As of May 2009, Hutton Development Company ranked as the 8th largest commercial developer in California by the California Real Estate Journal's list of "California's 2009 Leading Commercial Developers" (ranked by total square footage of properties under development as of Jan.1, 2009). At the time of publish, Hutton had 500000 sqft of the companies' mixed-use master-planned community (Upland, California) under construction, totaling $152,000,000 in market value.

==History==
The Hutton Companies were founded by the late Mrs. Betty Hutton after the death of her husband, legendary entrepreneur and chemist, Harold Hutton in 1977. In 1939, the Huttons founded Refining Associates, a chemical engineering firm making special lubricants and fuels. Together, the Huttons developed oil fields throughout South East Asia after the Second World War and worked closely with Pertamina, the national oil company of Indonesia. After Harold's unexpected death in 1975 in Indonesia, Mrs. Hutton liquidated her international oil interests and returned home to Villa Park, CA, in Orange County, California.

During the late 1970s, Hutton was primarily a venture capitalist and private equity partner in numerous real estate developments throughout the state of California. By the end of the 1970s, Hutton had evolved into a full service real estate development company and land owner.

In 1985, Mrs. Hutton retired from Hutton Companies to pursue her philanthropic work with her non-profit foundation. Today, the Hutton Foundation has approximately $100,000,000 in endowment and donates millions annually to the arts, health care, education, and civic causes.

===Philanthropy===
Mrs. Hutton was a generous benefactor of education and children causes. Chapman University has recognized Hutton's generosity by naming several of its facilities after Hutton, including the Harold Hutton Sports Center and the Betty Hutton Williams Colonnade. The Betty Hutton Williams Medal, established in 1994, is the highest academic honor given to a Chapman University business or economics student. Additionally, author Lan Cao is currently Betty Hutton Williams Professor of International Economic Law at Chapman University.

"Betty the Panther"- The statue – depicting a panther leaping up to try to capture an eagle — is named in honor of the late philanthropist and longtime Chapman supporter Betty Hutton Williams. The particularly athletic leap of the university mascot is emblematic of Williams’ indomitable support and enthusiasm for Chapman, President Jim Doti said during the dedication.

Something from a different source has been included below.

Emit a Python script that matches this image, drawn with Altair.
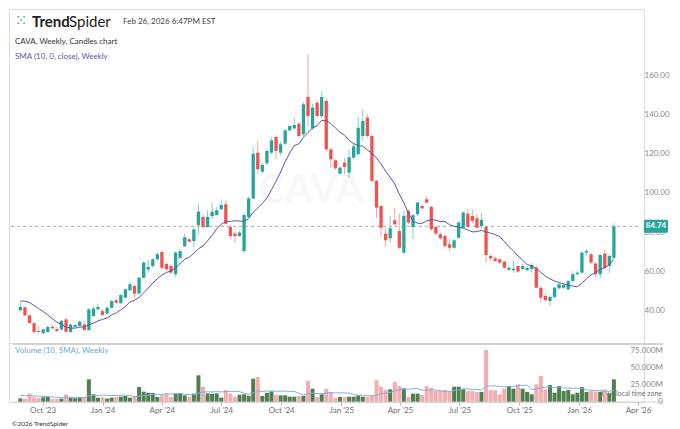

The California-based Hutton Parker Foundation owns and operates 16 nonprofit office buildings (15 in Santa Barbara County) - with nearly 100 nonprofit tenants. The rents are below-market, but the cash flow brings liquidity to the foundation, helping to fund a total of more than $50 million in grants. Unlike many foundations, Hutton Parker makes most of these grants for operating expenses - not new programs. The $100 Million Secret (Kele Books). It is an easy-to-follow blueprint of a unique, but stunningly simple and safe way of investing in local real estate for nonprofit use that produced more than twice the amount of income of traditional Wall Street investments. Hutton Parker Foundation funds Capital and Multi-Year Grants on a very limited basis. Applications for Capital Grant Funds and/or Multi-Year Grant funds are by invitation only. Capital and Multi-Year funding is limited to organizations located in Santa Barbara County, California. If awarded, grants range from $50,000 – $500,000.

The Hutton Parker Foundation is headquartered at 15 East Carrillo Street, Santa Barbara, CA 93101

== Operations ==
As a long-term investment company, as well as a developer, Hutton acquires land, develops plans, secures entitlements, arranges financing and manages the construction of projects, primarily for its account and at times in conjunction with select partners or institutions.
In addition to master-planned business communities and luxury apartments, Hutton is known for providing turnkey facilities for public agencies including development, property management and the ability to arrange entire financing packages.

Its clients were companies or public agencies requiring build-to-suit commercial or industrial property, prospective investors, and individual residential or commercial tenants.

== Flagship Projects ==
- College Park, Upland/Claremont, CA
40 acre master planned mixed-use community. Featuring approximately 100 single-family homes, 448 luxury apartment homes and an integrated neighborhood retail center adjacent to the Claremont Colleges.

- Hutton Centre, Santa Ana, CA
46 acre master planned mixed-use community near Orange County's John Wayne Airport.
With nearly 20000000 sqft of professional office space with supporting retail and restaurants.

=== Public / Private Ventures ===
- Hutton Imperial Center, Norwalk, CA
30 acre, Headquarters facility for Los Angeles County Recorder and Registrar of Voters totaling 260000 sqft.

- Hutton Civic Center, Santa Ana, CA
Orange County Sheriff's Headquarters, Forensic Science Center, Environmental Management Agency, 380000 sqft.